MR. JUSTICE STEWART, dissenting.

I think this case is directly controlled by Cicenia v. Lagay, 357 U.S. 504, and I would therefore affirm the judgment.

Massiah v. United States, 377 U.S. 201, is not in point here. In that case, a federal grand jury had indicted Massiah. He had retained a lawyer and entered a formal plea of not guilty. Under our system of federal justice, an indictment and arraignment are followed by a trial, at which the Sixth Amendment guarantees the defendant the assistance of counsel. 378 U.S. 485.

It is "that fact," I submit, which makes all the difference. Under our system of criminal justice, the institution of formal, meaningful judicial proceedings, by way of indictment, information, or arraignment, marks the [p378] point at which a criminal investigation has ended and adversary proceedings have commenced. It is at this point that the constitutional guarantees attach which pertain to a criminal trial. Among those guarantees are the right to a speedy trial, the right of confrontation, and the right to trial by jury. Another is the guarantee of the assistance of counsel. Gideon v. Wainwright, 372 U.S. 335; Hamilton v. Alabama, 368 U.S. 52; White v. Maryland, 373 U.S. 59.
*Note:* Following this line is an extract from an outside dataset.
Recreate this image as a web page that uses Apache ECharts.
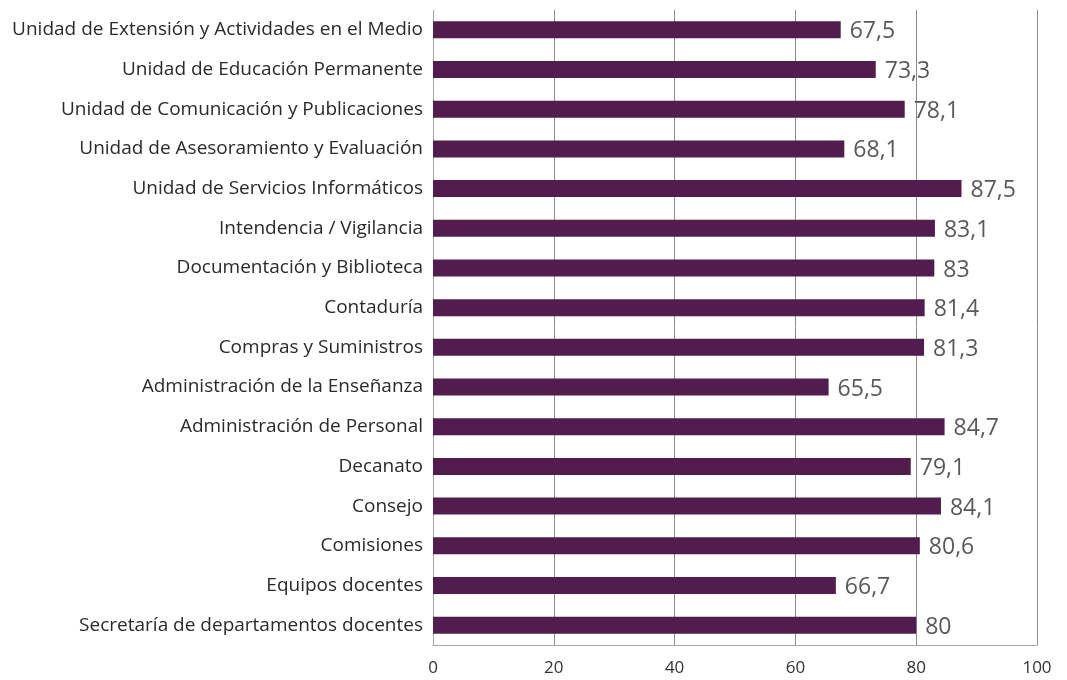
<!DOCTYPE html>
<html>
<head>
<meta charset="utf-8">
<script src="https://cdn.jsdelivr.net/npm/echarts@6/dist/echarts.min.js"></script>
<style>
  html, body { margin: 0; padding: 0; background: #fff; }
  #chart { width: 1067px; height: 680px; }
</style>
</head>
<body>
<div id="chart"></div>
<script>
// categories listed bottom to top (ECharts category y axis starts at the bottom)
const categories = [
  'Secretaría de departamentos docentes',
  'Equipos docentes',
  'Comisiones',
  'Consejo',
  'Decanato',
  'Administración de Personal',
  'Administración de la Enseñanza',
  'Compras y Suministros',
  'Contaduría',
  'Documentación y Biblioteca',
  'Intendencia / Vigilancia',
  'Unidad de Servicios Informáticos',
  'Unidad de Asesoramiento y Evaluación',
  'Unidad de Comunicación y Publicaciones',
  'Unidad de Educación Permanente',
  'Unidad de Extensión y Actividades en el Medio'
]
const values = [80, 66.7, 80.6, 84.1, 79.1, 84.7, 65.5, 81.3, 81.4, 83, 83.1, 87.5, 68.1, 78.1, 73.3, 67.5]

const xTicks = { min: 0, max: 100, interval: 20 }

const fontFamily = '"Open Sans", "Noto Sans", sans-serif'

const myChart = echarts.init(document.getElementById('chart'))
const option = {
  animation: false,
  grid: {
    left: 433,
    right: 30,
    top: 10,
    bottom: 35,
    containLabel: false
  },
  xAxis: {
    type: 'value',
    min: xTicks.min,
    max: xTicks.max,
    interval: xTicks.interval,
    axisLine: { show: true, lineStyle: { color: '#a6a6a6', width: 1 } },
    axisTick: { show: false },
    axisLabel: {
      color: '#333',
      fontSize: 17,
      fontFamily: fontFamily,
      margin: 15
    },
    splitLine: { show: true, lineStyle: { color: '#8c8c8c', width: 1 } }
  },
  yAxis: {
    type: 'category',
    data: categories,
    axisLine: { show: true, lineStyle: { color: '#a6a6a6', width: 1 } },
    axisTick: { show: false },
    axisLabel: {
      color: '#2a2a2a',
      fontSize: 19,
      fontFamily: fontFamily,
      margin: 10
    }
  },
  series: [
    {
      type: 'bar',
      data: values,
      barWidth: 17,
      itemStyle: { color: '#521c4e' },
      label: {
        show: true,
        position: 'right',
        distance: 9,
        color: '#595959',
        fontSize: 23,
        fontFamily: fontFamily,
        offset: [0, 2],
        formatter: (p) => String(p.value).replace('.', ',')
      }
    }
  ]
}
myChart.setOption(option)

window.addEventListener('resize', () => {
  myChart.resize()
})
</script>
</body>
</html>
The confession which the Court today holds inadmissible was a voluntary one. It was given during the course of a perfectly legitimate police investigation of an unsolved murder. The Court says that what happened during this investigation "affected" the trial. I had always supposed that the whole purpose of a police investigation of a murder was to "affect" the trial of the murderer, and that it would be only an incompetent, unsuccessful, or corrupt investigation which would not do so. The Court further says that the Illinois police officers did not advise the petitioner of his "constitutional rights" before he confessed to the murder. This Court has never held that the Constitution requires the police to give any "advice" under circumstances such as these.

Supported by no stronger authority than its own rhetoric, the Court today converts a routine police investigation of an unsolved murder into a distorted analogue of a judicial trial. It imports into this investigation constitutional concepts historically applicable only after the onset of formal prosecutorial proceedings. By doing so, I think the Court perverts those precious constitutional guarantees, and frustrates the vital interests of society in preserving the legitimate and proper function of honest and purposeful police investigation.

Like my Brother CLARK, I cannot escape the logic of my Brother WHITE's conclusions as to the extraordinary implications which emanate from the Court's opinion in [p378] this case, and I share their views as to the untold and highly unfortunate impact today's decision may have upon the fair administration of criminal justice. I can only hope we have completely misunderstood what the Court has said.

  • "In all criminal prosecutions, the accused shall enjoy the right . . . to have the Assistance of Counsel for his defence."